Custom Auto Sound's AM/FM/CD player with 10-disc changer was selected to replace the factory radio. The radio head is configured the same as stock, and the changer installs behind the seats. Ron also chose not to cut up the door panels for speakers. Instead, they were subtly placed in the top of the dash and in the rear. The factory gauges were replaced with Auto Meter's Pro-Comp Ultra-lites, which use black alphanumerics and red needles on silver faces. A traditional, midyear-correct teak steering wheel sets off the completed dash.
With all the wiring and instrument panel work completed, an Al Knoch reproduction interior was installed to maintain the classic midyear appearance. Ron chose a set of Simpson safety belts to replace the factory units.
In total, it took about 1,000 hours over a four-year time span to complete the '64. Close inspection reveals that not a single detail was overlooked. The engine compartment, for example, is a feast for the eyes. The intake was cherried and painted exterior color. Drive accessories, such as the power-steering pump, A/C compressor, and alternator, were placed low and out of view.
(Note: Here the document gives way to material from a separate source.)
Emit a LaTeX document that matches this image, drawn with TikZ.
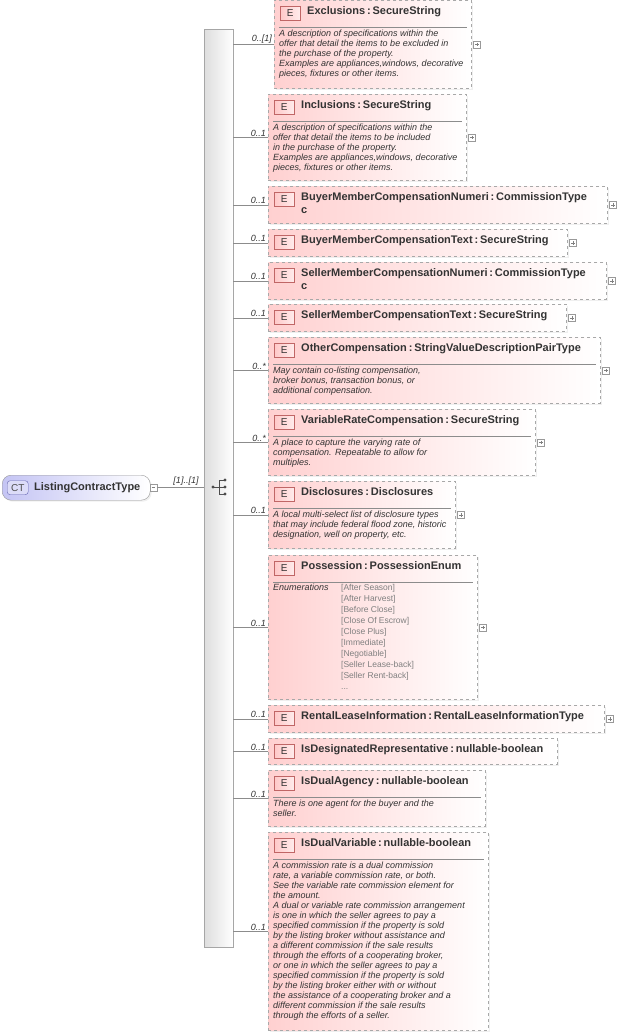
\documentclass[tikz,border=0pt]{standalone}
\usepackage{fontspec}
\setmainfont{Liberation Sans}
\usetikzlibrary{calc,shadows}
\definecolor{epink}{HTML}{FFD0D0}
\definecolor{eborder}{HTML}{A8A8A8}
\definecolor{ered}{HTML}{B04040}
\definecolor{ctblue}{HTML}{C4C4F4}
\tikzset{
  ebox/.style={draw=eborder,dashed,line width=0.8pt,left color=epink,right color=white,anchor=north west,inner sep=0pt,
    drop shadow={shadow xshift=1.5pt,shadow yshift=-1.5pt,fill=black!12}},
  eicon/.style={draw=ered!80,line width=0.6pt,left color=epink!70!red!50,right color=epink!40,anchor=north west,minimum width=20pt,minimum height=14pt,inner sep=0pt,font=\fontsize{10}{10}\selectfont,text=black!80},
  etitle/.style={anchor=north west,inner sep=0pt,font=\bfseries\fontsize{11}{13}\selectfont,text=black!80,align=left},
  edesc/.style={anchor=north west,inner sep=0pt,font=\itshape\fontsize{9}{10}\selectfont,text=black!80,align=left},
  card/.style={anchor=south east,inner sep=1pt,font=\itshape\fontsize{9}{9}\selectfont,text=black!80},
  conn/.style={draw=black!45,line width=0.7pt},
  pbox/.style={draw=black!40,fill=white,minimum size=7pt,inner sep=0pt,line width=0.5pt,
    path picture={\draw[black!50,line width=0.5pt] ([xshift=1.7pt]path picture bounding box.west)--([xshift=-1.7pt]path picture bounding box.east) ([yshift=-1.7pt]path picture bounding box.north)--([yshift=1.7pt]path picture bounding box.south);}},
  enum/.style={anchor=north west,inner sep=0pt,font=\fontsize{8.5}{11}\selectfont,text=black!50,align=left},
}
% id, x, y, w, h, cardinality, title
\newcommand\ebox[7]{%
  \node[ebox,minimum width=#4pt,minimum height=#5pt] (#1) at (#2,#3) {};
  \node[eicon] (#1-i) at ($(#1.north west)+(6,6)$) {E};
  \node[etitle] (#1-t) at ($(#1.north west)+(33,6)$) {#7};
  \draw[conn] (#1.west -| bar.east) -- (#1.west);
  \node[card] (#1-c) at ($(#1.west)+(-1,0)$) {#6};
}
\newcommand\edsc[2]{%
  \draw[black!45,line width=0.6pt] ($(#1.north west)+(5,27)$) -- ($(#1.north east)+(-5,27)$);
  \node[edesc] (#1-d) at ($(#1.north west)+(5,30)$) {#2};
}
\newcommand\eplus[1]{\node[pbox] (#1-p) at ($(#1.east)+(5,0)$) {};}
\begin{document}
\begin{tikzpicture}[x=1pt,y=-1pt]
\useasboundingbox (0,0) rectangle (617,1035);
% bar
\node[draw=black!35,left color=black!13,right color=white,anchor=north west,minimum width=29pt,minimum height=918pt,inner sep=0pt] (bar) at (204,29) {};
% CT node
\node[draw=black!40,rounded corners=9pt,left color=ctblue,right color=white,anchor=north west,minimum width=148pt,minimum height=25pt,inner sep=0pt,
  drop shadow={shadow xshift=1.5pt,shadow yshift=-1.5pt,fill=black!12}] (ct) at (2,475) {};
\node[draw=blue!50!black!60,rounded corners=3pt,fill=ctblue!60,anchor=west,minimum width=21pt,minimum height=14pt,inner sep=0pt,font=\fontsize{10}{10}\selectfont,text=black!70] (ct-i) at ($(ct.west)+(5,0)$) {CT};
\node[anchor=west,inner sep=0pt,font=\bfseries\fontsize{11}{12}\selectfont,text=black!80] (ct-t) at ($(ct.west)+(32,0)$) {ListingContractType};
\node[draw=black!40,fill=white,minimum size=7pt,inner sep=0pt,line width=0.5pt,path picture={\draw[black!50] ([xshift=1.7pt]path picture bounding box.west)--([xshift=-1.7pt]path picture bounding box.east);}] (ct-m) at ($(ct.east)+(3,0)$) {};
\draw[conn] (ct-m.east) -- (ct-m.east -| bar.west);
\node[card,anchor=south] (ct-c) at (186,487) {[1]..[1]};
% sequence icon
\fill[black!70] (213,487) circle (1.7) (225,480) circle (1.7) (225,487) circle (1.7) (225,494) circle (1.7);
\draw[black!70,line width=0.8pt] (213,487)--(219,487) (219,480)--(219,494) (219,480)--(225,480) (219,487)--(225,487) (219,494)--(225,494);
% elements
\ebox{exc}{274}{0}{197}{88}{0..[1]}{Exclusions\,:\,SecureString}
\edsc{exc}{A description of specifications within the\\offer that detail the items to be excluded in\\the purchase of the property.\\Examples are appliances,windows, decorative\\pieces, fixtures or other items.}
\eplus{exc}
\ebox{inc}{268}{94}{198}{86}{0..1}{Inclusions\,:\,SecureString}
\edsc{inc}{A description of specifications within the\\offer that detail the items to be included\\in the purchase of the property.\\Examples are appliances,windows, decorative\\pieces, fixtures or other items.}
\eplus{inc}
\ebox{bmn}{268}{186}{339}{37}{0..1}{BuyerMemberCompensationNumeri\,:\,CommissionType\\c}
\eplus{bmn}
\ebox{bmt}{268}{229}{299}{27}{0..1}{BuyerMemberCompensationText\,:\,SecureString}
\eplus{bmt}
\ebox{smn}{268}{262}{338}{37}{0..1}{SellerMemberCompensationNumeri\,:\,CommissionType\\c}
\eplus{smn}
\ebox{smt}{268}{304}{298}{27}{0..1}{SellerMemberCompensationText\,:\,SecureString}
\eplus{smt}
\ebox{oth}{268}{337}{332}{66}{0..*}{OtherCompensation\,:\,StringValueDescriptionPairType}
\edsc{oth}{May contain co-listing compensation,\\broker bonus, transaction bonus, or\\additional compensation.}
\eplus{oth}
\ebox{var}{268}{409}{267}{66}{0..*}{VariableRateCompensation\,:\,SecureString}
\edsc{var}{A place to capture the varying rate of\\compensation. Repeatable to allow for\\multiples.}
\eplus{var}
\ebox{dis}{268}{481}{187}{67}{0..1}{Disclosures\,:\,Disclosures}
\edsc{dis}{A local multi-select list of disclosure types\\that may include federal flood zone, historic\\designation, well on property, etc.}
\eplus{dis}
\ebox{pos}{268}{555}{209}{144}{0..1}{Possession\,:\,PossessionEnum}
\draw[black!45,line width=0.6pt] ($(pos.north west)+(5,27)$) -- ($(pos.north east)+(-5,27)$);
\node[edesc] (pos-e) at ($(pos.north west)+(5,29)$) {Enumerations};
\node[enum] (pos-l) at ($(pos.north west)+(73,29)$) {{[After Season]}\\{[After Harvest]}\\{[Before Close]}\\{[Close Of Escrow]}\\{[Close Plus]}\\{[Immediate]}\\{[Negotiable]}\\{[Seller Lease-back]}\\{[Seller Rent-back]}\\...};
\eplus{pos}
\ebox{ren}{268}{705}{336}{27}{0..1}{RentalLeaseInformation\,:\,RentalLeaseInformationType}
\eplus{ren}
\ebox{isd}{268}{738}{289}{26}{0..1}{IsDesignatedRepresentative\,:\,nullable-boolean}
\ebox{ida}{268}{770}{217}{56}{0..1}{IsDualAgency\,:\,nullable-boolean}
\edsc{ida}{There is one agent for the buyer and the\\seller.}
\ebox{idv}{268}{832}{220}{198}{0..1}{IsDualVariable\,:\,nullable-boolean}
\edsc{idv}{A commission rate is a dual commission\\rate, a variable commission rate, or both.\\See the  variable rate commission element for\\the amount.\\A dual or variable rate commission arrangement\\is one in which the seller agrees to pay a\\specified commission if the property is sold\\by the listing broker without assistance and\\a different commission if the sale results\\through the efforts of a cooperating broker,\\or one in which the seller agrees to pay a\\specified commission if the property is sold\\by the listing broker either with or without\\the assistance of a cooperating broker and a\\different commission if the sale results\\through the efforts of a seller.}
\end{tikzpicture}
\end{document}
The Torch Red engine top and compartment are contrasted with smooth, satin-finished billet valve covers, a bright air inlet, and a polished-aluminum radiator shell.
Now that the '64 is done, will Ron drive it to work and take it on vacations as he did in the past? "It was my intention to have another daily driver," Ron says, "with the ability to play with my Cobra friends on the track. Until the newness wears off and my wife says it's OK, though, there is no track time planned." Fortunately for Ron, this is one midyear that's sure to get the blood pumping-regardless of the driving environment.